Bad Education

in 24th Cottbus Festival of the East European Cinema

by Janka Barkoczi

Correction Class (Klass korrektsii) is undoubtedly the most confusing film adaptation and the most impressive debut of a young director in 2014. The movie, based on the novel by the Russian child psychologist-writer Ekaterina Murashova, grabs its audience and doesn’t let them go until the drama ends. The whirlwind dynamics and hypnotic lyricism of the scenes finds a way to frame an important social issue with a suggestive story and to follow the tradition of youth-themed cinema in a respectful manner.

Lena is a charming teenage girl who returns to school after several years of studying at home. She is cheerful, smart and confined to a wheelchair. In light of her situation, the headmaster assigns her to join a so-called ‘correction class’ where disabled children are educated under special circumstances.
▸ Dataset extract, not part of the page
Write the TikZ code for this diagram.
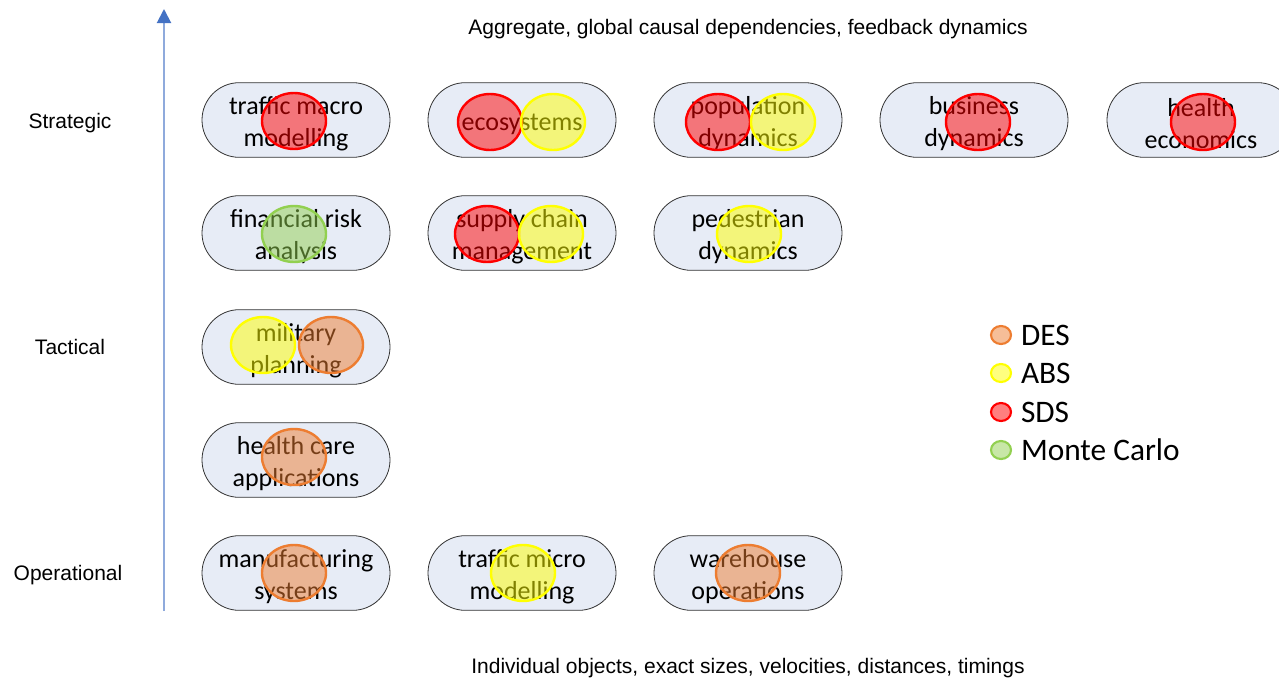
\documentclass[tikz,border=0pt]{standalone}
\usepackage{fontspec}
\setmainfont{Carlito}
\newfontfamily\arialfont{Liberation Sans}
\usetikzlibrary{
    arrows.meta,
    positioning,
    shapes.geometric,
    shapes.misc
}

\definecolor{boxfill}{HTML}{E7ECF6}
\definecolor{desline}{HTML}{ED7D31}
\definecolor{absline}{HTML}{FFFF00}
\definecolor{sdsline}{HTML}{FF0000}
\definecolor{mcline}{HTML}{92D050}
\definecolor{axisline}{HTML}{8FAADC}
\definecolor{axishead}{HTML}{4472C4}

% taller first line, pushes the text a little down in its box
\newcommand\topstrut{\rule{0pt}{19pt}}

\tikzset{
    task/.style={rounded rectangle, draw=black!80, fill=boxfill, line width=0.6pt,
        minimum width=141pt, minimum height=56pt, inner sep=0pt, align=center,
        font=\fontsize{19.5}{24}\selectfont},
    blob/.style={ellipse, line width=1.8pt, minimum width=48pt, minimum height=42pt,
        inner sep=0pt, fill opacity=0.5},
    des/.style={blob, draw=desline, fill=desline},
    abs/.style={blob, draw=absline, fill=absline},
    sds/.style={blob, draw=sdsline, fill=sdsline},
    mc/.style={blob, draw=mcline, fill=mcline},
    key/.style={minimum width=15pt, minimum height=13.5pt, line width=1.6pt},
    level/.style={font=\arialfont\fontsize{15.75}{18}\selectfont}
}

\begin{document}
\begin{tikzpicture}[x=0.75pt,y=-0.75pt]

\useasboundingbox (0,0) rectangle (1279,679);

% Axis
\coordinate (axbot) at (164,611);
\coordinate (axtop) at (164,9);
\draw[axisline, line width=1.5pt,
      -{Triangle[color=axishead,width=10.5pt,length=10.5pt]}] (axbot) -- (axtop);

\node[level] (strat) at (70,123) {Strategic};
\node[level] (tact) at (70,347) {Tactical};
\node[level] (oper) at (68,575) {Operational};

\node[level] (toptext) at (748,29) {Aggregate, global causal dependencies, feedback dynamics};
\node[level] (bottext) at (748,668) {Individual objects, exact sizes, velocities, distances, timings};

% Application areas
\node[task] (tmac) at (296,120) {\topstrut traffic macro\\modelling};
\node[task] (eco) at (522,120) {\topstrut ecosystems};
\node[task] (pop) at (748,120) {\topstrut population\\dynamics};
\node[task] (bus) at (974,120) {\topstrut business\\dynamics};
\node[task] (heco) at (1201,120) {\topstrut health\\economics};

\node[task] (fin) at (296,233) {\topstrut financial risk\\analysis};
\node[task] (supply) at (522,233) {\topstrut supply chain\\management};
\node[task] (ped) at (748,233) {\topstrut pedestrian\\dynamics};

\node[task] (mil) at (296,347) {\topstrut military\\planning};
\node[task] (hc) at (296,460) {\topstrut health care\\applications};

\node[task] (manu) at (296,573) {\topstrut manufacturing\\systems};
\node[task] (tmic) at (522,573) {\topstrut traffic micro\\modelling};
\node[task] (ware) at (748,573) {\topstrut warehouse\\operations};

% Methods
\node[sds] (tmac-s) at (294,121) {};
\node[sds] (eco-s) at (490,122) {};
\node[abs] (eco-a) at (553,122) {};
\node[sds] (pop-s) at (718,122) {};
\node[abs] (pop-a) at (783,122) {};
\node[sds] (bus-s) at (978,122) {};
\node[sds] (heco-s) at (1203,122) {};

\node[mc] (fin-m) at (294,234) {};
\node[sds] (supply-s) at (487,234) {};
\node[abs] (supply-a) at (551,234) {};
\node[abs] (ped-a) at (749,234) {};

\node[abs] (mil-a) at (263,345) {};
\node[des] (mil-d) at (331,345) {};
\node[des] (hc-d) at (294,457) {};

\node[des] (manu-d) at (294,573) {};
\node[abs] (tmic-a) at (523,573) {};
\node[des] (ware-d) at (748,573) {};

% Legend
\foreach \s/\t/\y in {des/DES/335, abs/ABS/373, sds/SDS/412, mc/Monte Carlo/450}{
    \node[\s, key] (key-\s) at (1001,\y) {};
    \node[right=6.5pt of key-\s, inner sep=0pt, font=\fontsize{23.5}{26}\selectfont]
        (lab-\s) {\t};
}

\end{tikzpicture}
\end{document}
Though the aim of the class is to help the pupils to re-integrate into the community of normal people, the worn-out, narrow-minded teachers and the hopeless milieu of the prison-like classroom can’t give them any chance for this. Behind the rusty bars of a closed corridor, far from the spacious alleys teeming with ordinary girls and boys, the members of the small adolescent group are thrown back on each other’s helpfulness and understanding. They are left alone not only with their various physical and mental illnesses, but with their dreams, fears and instincts as well. Lena, initially, finds friends and adventures, maybe also love, among her new companions, but the soul-stirring story of a new start soon turns into a nightmare. Out of the control of wise adults and with the feeling of prejudice inherited from some of the less wise ones, jealousy raises its head, and the classmates start their own corrections on their own lives outside of the law. When Lena finally gets in front of the school commission predestinated to decide about her future at the year’s end, she is not the same anymore.

Since the problem presented here is alive in the educational system, Tverdovsky’s first plan was to shoot a documentary with students of real special classes focusing on their desperate state, and although he changed his mind later, the style of the movie remained harsh and realistic. The natural method of the actors from Kirill Serebrennikov’s theatre academy fits the topic very well, in parallel with the grey, truthful images of the cinematographer, Fedor Struchev. The grown-ups are as schematic and almost cartoon-like as the teenage characters are well-constructed and complex. Their simple role is to provide contrast to the students’ world and to make relative the distinction between normal and abnormal. In spite of the basically serious atmosphere, the dialogues don’t lack some critical irony, just to show us some undeniably absurd moments and consequences of any kind of segregation. In the end, Correction Class is a lively message from a young crew to everyone who cares about future generations: there are still places in Eastern Europe where the kids aren’t all right.